Linant n’a encore que la parole de Mme  du Châtelet. Il est bien honteux, pour l’humanité, que cette parole ne suffise pas. Mais Mme  du Chàtelet a un mari ; c’est une déesse mariée à un mortel, et ce mortel se mêle d’avoir des volontés. Nous attendons, pour être sûrs de la destinée de Linant, que les deux conjoints soient d’accord. Cependant il apprend à écrire ; il savait faire de beaux vers, mais il faut commencer par savoir former ses lettres. À l’égard de sa tragédie, j’ose encore vous répéter qu’elle n’a pas forme d’ouvrage à être présenté à nosseigneurs les comédiens, et qu’il lui faudra encore bien du temps pour faire une pièce de cet assemblage de scènes. Ce serait un grand avantage d’être, pendant une année au moins, à la campagne avec Mme  du Châtelet, auprès d’un enfant qui ne demande pas une grande assiduité. Il aurait le temps de travailler et de s’instruire. Il y aurait à cela une chose assez plaisante, c’est que la mère sait mieux le latin que Linant, et qu’elle serait le régent du précepteur.

J’allai hier à Inès ; la pièce me fit rire, mais le cinquième acte me fit pleurer. Je crois qu’elle sera toujours au nombre de ces pièces médiocres et mal écrites qui subsistent par l’intérêt. Il court ici beaucoup de satires en prose et en vers : elles sont si mauvaises que, toutes satires qu’elles sont, elles ne plaisent point. Que dites-vous d’une petite troupe de comédiens qui jouent à huis clos des parades de Gilles, trois fois par semaine ? Les acteurs sont… devinez qui ? le prince Charles de Lorraine, âgé de plus de cinquante ans : il fait le rôle de Gilles ; le duc de Nevers, goutteux amant de l’infidèle et impertinente Quinault[1] ; d’Orléans, Pont-de-Veyle, d’Argental, le facile d’Argental, etc.

J’ai vu notre petit Bréhan[2] ; il est charmant, il est digne de votre amitié ; et de petits vers qu’il m’a montrés sont dignes de vous. Adieu, mon cher ami ; mille compliments aux Formont, aux du Bourg-Theroulde, et même aux Brèvedent.

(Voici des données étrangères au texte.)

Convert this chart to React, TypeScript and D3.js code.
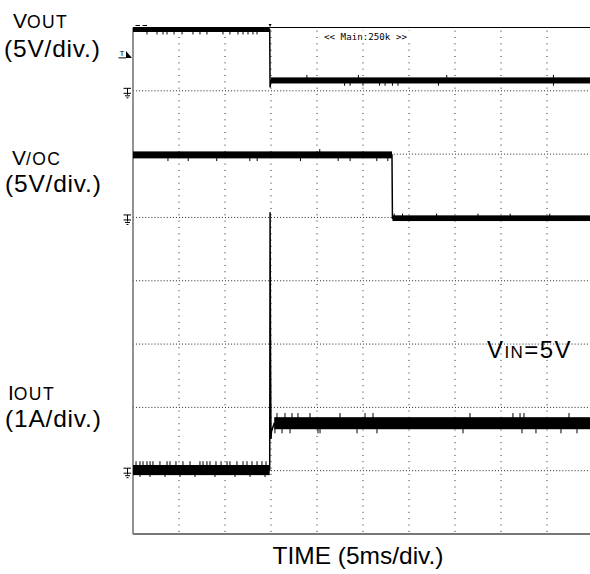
import React from 'react';
import * as d3 from 'd3';

const W = 590;
const H = 574;

// Horizontal: 5 ms/div, 10 divisions. Vertical: 8 divisions.
const msPerDiv = 5;
const hDivs = 10;
const vDivsHalf = 4;

// Channel scales and ground positions (divisions from screen centre)
const voutScale = 5; // V/div
const voutGround = 3;
const vocScale = 5; // V/div
const vocGround = 1;
const ioutScale = 1; // A/div
const ioutGround = -3;
const trigLevel = 2.6; // V on VOUT channel
const trigTime = 14.9; // ms

// VOUT trace (ms, V), noise p-p per segment
const voutT = [0, 14.86, 14.9, 15.0, 50];
const voutV = [4.82, 4.82, 0.27, 0.82, 0.82];
const voutPP = [0.35, 0, 0, 0.48];
const voutGlitchDownT = [1.52, 2.61, 3.26, 3.7, 4.46, 5.33, 6.52, 7.28, 8.04, 9.78, 10.54, 11.41, 11.96, 12.5, 13.04, 13.48];
const voutGlitchDownV = 4.45;
const voutLowGlitchUpT = [18.9, 24.5, 34.1, 45.7];
const voutLowGlitchUpV = 1.25;
const voutLowGlitchDownT = [23.0, 23.6, 25.0, 26.8, 27.4, 28.2, 28.8, 33.2, 45.7];
const voutLowGlitchDownV = 0.4;

// /OC trace (ms, V)
const vocT = [0, 28.15, 28.2, 50];
const vocV = [4.94, 4.94, -0.06, -0.06];
const vocPP = [0.55, 0, 0.45];
const vocGlitchDownT = [3.8, 6.0, 9.1, 12.7, 13.5, 18.2, 22.3, 23.6, 26.5, 27.7];
const vocGlitchDownV = 4.45;
const vocGlitchUpT = [20.3];
const vocGlitchUpV = 5.4;
const vocLowGlitchUpT = [28.4, 29.3, 33.0, 37.5, 41.0, 45.3];
const vocLowGlitchUpV = 0.3;

// IOUT trace (ms, A)
const ioutT = [0, 14.86, 14.9, 14.95, 15.0, 15.05, 15.35, 50];
const ioutV = [0.01, 0.01, 4.08, 1.7, 0.5, 0.62, 0.75, 0.75];
const ioutPP = [0.16, 0, 0, 0, 0, 0, 0.19];
const ioutPreGlitchUpT = [0.33, 0.76, 1.09, 1.52, 1.85, 2.17, 2.93, 3.7, 4.02, 4.67, 5.43, 6.2, 7.28, 7.61, 8.04, 8.37, 9.02, 9.57, 10.22, 10.54, 11.3, 11.96, 12.39, 12.93, 13.48, 14.02, 14.46];
const ioutPreGlitchUpV = 0.15;
const ioutPreGlitchDownT = [0.76, 1.85, 3.48, 5.11, 6.74, 8.91, 11.09, 12.72, 14.35];
const ioutPreGlitchDownV = -0.1;
const ioutPostGlitchUpT = [15.65, 16.52, 17.28, 17.93, 19.24, 22.5, 25.22, 26.09, 36.63, 41.3, 42.07, 42.5, 47.39];
const ioutPostGlitchUpV = 0.91;
const ioutPostGlitchDownT = [15.43, 16.2, 17.07, 20.11, 20.33, 24.35, 26.52, 35.87, 42.28, 43.8, 46.52, 48.26];
const ioutPostGlitchDownV = 0.59;

const FONT = '"Liberation Sans", Arial, Helvetica, sans-serif';

export default function App() {
  const X0 = 133;
  const X1 = 593;
  const Y0 = 27.5;
  const Y1 = 534;
  const x = d3.scaleLinear().domain([0, msPerDiv * hDivs]).range([X0, X1]);
  const yd = d3.scaleLinear().domain([-vDivsHalf, vDivsHalf]).range([Y1, Y0]);
  const yVout = (v: number) => yd(voutGround + v / voutScale);
  const yVoc = (v: number) => yd(vocGround + v / vocScale);
  const yIout = (v: number) => yd(ioutGround + v / ioutScale);

  const hGrid = d3.range(-vDivsHalf + 1, vDivsHalf);
  const vGrid = d3.range(1, hDivs).map((d) => d * msPerDiv);
  const hDx = (X1 - X0) / hDivs;
  const vDy = (Y1 - Y0) / (2 * vDivsHalf);

  const trace = (ts: number[], vs: number[], yf: (v: number) => number, pp: number[], key: string) => {
    const pts = ts.map((t, i) => [x(t), yf(vs[i])] as [number, number]);
    const line = d3.line()(pts) || '';
    const bands = pp.map((p, i) => {
      if (p <= 0) return null;
      const yc = yf(vs[i]);
      const h = Math.abs(yf(vs[i] + p / 2) - yf(vs[i] - p / 2));
      return <rect key={key + 'b' + i} x={x(ts[i])} y={yc - h / 2} width={x(ts[i + 1]) - x(ts[i])} height={h} fill="#000" />;
    });
    return (
      <g key={key}>
        <path d={line} fill="none" stroke="#000" strokeWidth={1.5} />
        {bands}
      </g>
    );
  };

  const glitches = (ts: number[], base: number, peak: number, yf: (v: number) => number, key: string) =>
    ts.map((t, i) => (
      <line key={key + i} x1={x(t)} x2={x(t)} y1={yf(base)} y2={yf(peak)} stroke="#000" strokeWidth={1} />
    ));

  const groundMark = (gy: number, key: string) => (
    <g key={key} stroke="#000" strokeWidth={1}>
      <line x1={123.5} x2={131} y1={gy - 2.5} y2={gy - 2.5} />
      <line x1={127.5} x2={127.5} y1={gy - 2.5} y2={gy + 4} />
      <line x1={123.5} x2={131} y1={gy + 2.5} y2={gy + 2.5} />
      <line x1={125} x2={130} y1={gy + 5} y2={gy + 5} />
      <line x1={126.5} x2={128.5} y1={gy + 7} y2={gy + 7} />
    </g>
  );

  const tY = yVout(trigLevel);

  return (
    <svg width={W} height={H} style={{ position: 'absolute', left: 0, top: 0, background: '#fff' }} fontFamily={FONT}>
      <rect x={0} y={0} width={W} height={H} fill="#fff" />
      {/* grid */}
      {hGrid.map((d) => (
        <line key={'h' + d} x1={X0} x2={X1} y1={yd(d)} y2={yd(d)} stroke="#222" strokeWidth={1} strokeDasharray={`1 ${hDx / 15 - 1}`} />
      ))}
      {vGrid.map((t) => (
        <line key={'v' + t} x1={x(t)} x2={x(t)} y1={Y0} y2={Y1} stroke="#222" strokeWidth={1} strokeDasharray={`1 ${vDy / 10 - 1}`} strokeDashoffset={-vDy / 20} />
      ))}
      {/* frame */}
      <line x1={X0} x2={X1} y1={Y0} y2={Y0} stroke="#000" strokeWidth={1} />
      <line x1={X0} x2={X0} y1={Y0} y2={Y1} stroke="#777" strokeWidth={1.6} />
      <line x1={X0} x2={X1} y1={Y1} y2={Y1} stroke="#777" strokeWidth={1.8} />
      {/* timebase label */}
      <rect x={322} y={31} width={88} height={10} fill="#fff" />
      <text x={324} y={39.5} fontFamily='"DejaVu Sans Mono", "Liberation Mono", monospace' fontSize={9.2} fill="#000">{'<< Main:250k >>'}</text>
      {/* top markers */}
      <line x1={135.5} x2={140} y1={25.5} y2={25.5} stroke="#000" strokeWidth={1} />
      <line x1={142.5} x2={147} y1={25.5} y2={25.5} stroke="#000" strokeWidth={1} />
      <path d={`M${x(trigTime) - 1.5},24 L${x(trigTime) + 1.5},24 L${x(trigTime)},27 Z`} fill="#000" />
      {/* traces */}
      {trace(voutT, voutV, yVout, voutPP, 'vout')}
      {glitches(voutGlitchDownT, voutV[0], voutGlitchDownV, yVout, 'g1')}
      {glitches(voutLowGlitchUpT, voutV[4], voutLowGlitchUpV, yVout, 'g2')}
      {glitches(voutLowGlitchDownT, voutV[4], voutLowGlitchDownV, yVout, 'g3')}
      {trace(vocT, vocV, yVoc, vocPP, 'voc')}
      {glitches(vocGlitchDownT, vocV[0], vocGlitchDownV, yVoc, 'g4')}
      {glitches(vocGlitchUpT, vocV[0], vocGlitchUpV, yVoc, 'g5')}
      {glitches(vocLowGlitchUpT, vocV[3], vocLowGlitchUpV, yVoc, 'g6')}
      {trace(ioutT, ioutV, yIout, ioutPP, 'iout')}
      {glitches(ioutPreGlitchUpT, ioutV[0], ioutPreGlitchUpV, yIout, 'g7')}
      {glitches(ioutPreGlitchDownT, ioutV[0], ioutPreGlitchDownV, yIout, 'g8')}
      {glitches(ioutPostGlitchUpT, ioutV[7], ioutPostGlitchUpV, yIout, 'g9')}
      {glitches(ioutPostGlitchDownT, ioutV[7], ioutPostGlitchDownV, yIout, 'g10')}
      {/* ground markers */}
      {groundMark(yVout(0), 'gm1')}
      {groundMark(yVoc(0), 'gm2')}
      {groundMark(yIout(0), 'gm3')}
      {/* trigger marker */}
      <text x={119.5} y={tY - 1.5} fontSize={8} fill="#000">T</text>
      <line x1={118.5} x2={126} y1={tY} y2={tY} stroke="#000" strokeWidth={1} />
      <path d={`M${126},${tY - 7} L${132},${tY} L${126},${tY} Z`} fill="#000" />
      {/* channel labels */}
      <text x={13} y={28} fontSize={21} fill="#000">V<tspan fontSize={17.5} letterSpacing={1.4}>OUT</tspan></text>
      <text x={4} y={57} fontSize={24.5} fill="#000" letterSpacing={0.8}>(5V/div.)</text>
      <text x={12} y={165} fontSize={21} fill="#000">V<tspan fontSize={17.5} letterSpacing={1.4}>/OC</tspan></text>
      <text x={5} y={192} fontSize={24.5} fill="#000" letterSpacing={0.8}>(5V/div.)</text>
      <text x={8} y={400} fontSize={21} fill="#000">I<tspan fontSize={17.5} letterSpacing={1.4}>OUT</tspan></text>
      <text x={5} y={427} fontSize={24.5} fill="#000" letterSpacing={0.8}>(1A/div.)</text>
      <text x={487} y={358} fontSize={24} fill="#000" letterSpacing={1.4}>V<tspan fontSize={17}>IN</tspan>=5V</text>
      <text x={358} y={564} fontSize={24.5} fill="#000" textAnchor="middle">TIME (5ms/div.)</text>
    </svg>
  );
}
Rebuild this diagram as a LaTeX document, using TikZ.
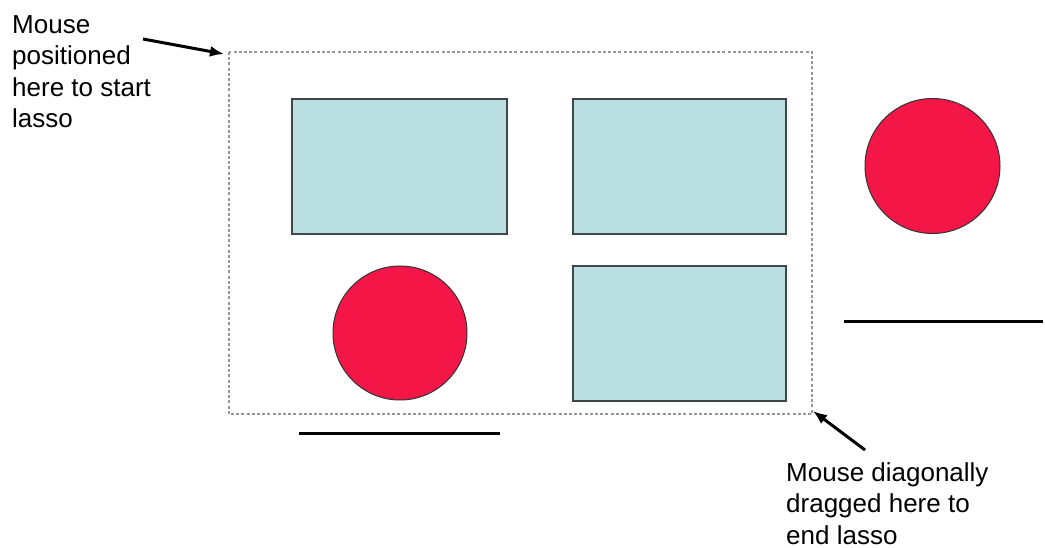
\documentclass[tikz,border=0pt]{standalone}
\usepackage{fontspec}
\setmainfont{Liberation Sans}
\usetikzlibrary{arrows.meta}
\definecolor{boxfill}{RGB}{187,224,227}
\definecolor{boxline}{RGB}{64,70,72}
\definecolor{ballfill}{RGB}{244,22,70}
\definecolor{lassocol}{RGB}{150,150,150}
\tikzset{
  shapebox/.style={draw=boxline, line width=1.4pt, fill=boxfill},
  ball/.style={draw=black!80, line width=1pt, fill=ballfill},
  bar/.style={line width=3pt, black},
  lasso/.style={draw=lassocol, line width=1.2pt, dash pattern=on 3pt off 2.2pt},
  pointer/.style={line width=3pt, -{Latex[length=14pt,width=11pt]}},
  note/.style={inner sep=0pt, align=left, anchor=north west,
    font=\fontsize{26}{31.5}\selectfont}
}
\begin{document}
\begin{tikzpicture}[x=1pt,y=-1pt]
\useasboundingbox (0,0) rectangle (1045,548);
% lasso
\draw[lasso] (229,52) rectangle (812,414);
% boxes
\draw[shapebox] (292,99) rectangle (507,234);
\draw[shapebox] (573,99) rectangle (786,234);
\draw[shapebox] (573,266) rectangle (786,401);
% balls
\draw[ball] (400,333) circle (67);
\draw[ball] (932.5,166) circle (67.5);
% bars
\draw[bar] (299,433.5) -- (500,433.5);
\draw[bar] (844,322) -- (1043,322);
% notes
\node[note] (startnote) at (12,15) {Mouse\\positioned\\here to start\\lasso};
\node[note] (endnote) at (786,462) {Mouse diagonally\\dragged here to\\end lasso};
% pointers
\coordinate (starttail) at (143,39);
\coordinate (starttip) at (224,54);
\coordinate (endtail) at (865,450);
\coordinate (endtip) at (813,411);
\draw[pointer] (starttail) -- (starttip);
\draw[pointer] (endtail) -- (endtip);
\end{tikzpicture}
\end{document}
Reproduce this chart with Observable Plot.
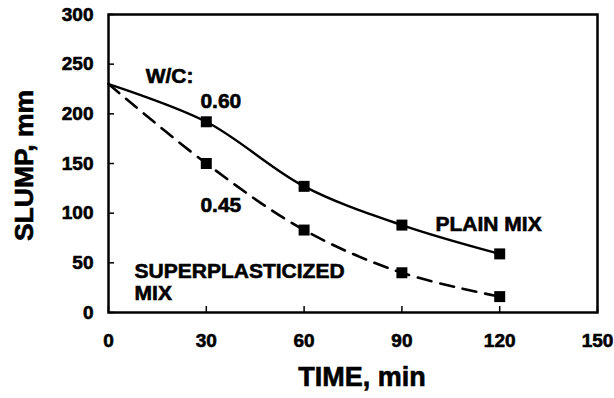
<!DOCTYPE html>
<html><head><meta charset="utf-8">
<script src="https://cdn.jsdelivr.net/npm/d3@7"></script>
<script src="https://cdn.jsdelivr.net/npm/@observablehq/plot@0.6"></script>
<style>
body{margin:0;background:#fff}
#chart svg{font-family:"Liberation Sans",Arial,sans-serif;font-weight:bold}
#chart svg text{stroke:#000;stroke-width:0.6px}
</style>
</head><body><div id="chart"></div>
<script>
const times = [0, 30, 60, 90, 120];
const plainSlump = [230, 192, 127, 88, 59];
const superSlump = [230, 150, 83, 40, 16];
const xTicks = [0, 30, 60, 90, 120, 150];
const yTicks = [0, 50, 100, 150, 200, 250, 300];
const labelTexts = ["W/C:", "0.60", "0.45", "PLAIN MIX", "SUPERPLASTICIZED", "MIX"];
const labelX = [11.4, 28.2, 28.2, 100.3, 8, 8];
const labelY = [231.5, 205.4, 101, 82.5, 35.2, 12.1];
const xTitle = "TIME, min";
const yTitle = "SLUMP, mm";

const plain = times.map((t, i) => ({t, v: plainSlump[i]}));
const sup = times.map((t, i) => ({t, v: superSlump[i]}));
const labels = labelTexts.map((s, i) => ({s, x: labelX[i], y: labelY[i]}));

const chart = Plot.plot({
  width: 614, height: 398,
  marginLeft: 108, marginRight: 17, marginTop: 14, marginBottom: 86,
  style: {background: "#fff", color: "#000", fontSize: "19px"},
  x: {domain: [0, 150]},
  y: {domain: [0, 300]},
  marks: [
    Plot.frame({stroke: "#000", strokeWidth: 2.5}),
    Plot.axisX(xTicks, {tickSize: -6, tickPadding: 27, strokeWidth: 1.5, label: null, fontSize: 19}),
    Plot.axisY(yTicks, {tickSize: -6, tickPadding: 21, strokeWidth: 1.5, label: null, fontSize: 19}),
    Plot.line(plain, {x: "t", y: "v", curve: "catmull-rom", stroke: "#000", strokeWidth: 2.4}),
    Plot.line(sup, {x: "t", y: "v", curve: "catmull-rom", stroke: "#000", strokeWidth: 2.6, strokeDasharray: "14,9"}),
    Plot.dot(plain.filter(d => d.t > 0), {x: "t", y: "v", symbol: "square", r: 6.2, fill: "#000", stroke: null}),
    Plot.dot(sup.filter(d => d.t > 0), {x: "t", y: "v", symbol: "square", r: 6.2, fill: "#000", stroke: null}),
    Plot.text(labels, {x: "x", y: "y", text: "s", textAnchor: "start", lineAnchor: "bottom", fontSize: 21, fill: "#000"}),
    Plot.text([xTitle], {text: d => d, frameAnchor: "bottom", textAnchor: "middle", dx: 9, dy: 73, lineAnchor: "bottom", fontSize: 27, fill: "#000"}),
    Plot.text([yTitle], {text: d => d, frameAnchor: "left", textAnchor: "middle", rotate: -90, dx: -76, dy: 2, lineAnchor: "bottom", fontSize: 26.5, fill: "#000"})
  ]
});
document.getElementById("chart").append(chart);
</script>
</body></html>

Je voudrais bien savoir comment le métaphysicien Brèvedent a trouvé les Lettres philosophiques. Vale, et ama me.

  1. Marie-Anne Quinault, morte centenaire, dit-on, en 1791 ; sœur de Jeanne-Françoise Quinault, avec laquelle Voltaire fut en correspondance suivie, en 1736. Marie-Anne passait pour être la femme du vieux duc de Nevers, père du duc de Nivernais. (Cl.)
  2. Cité, comme petit prodige, dans la lettre 461.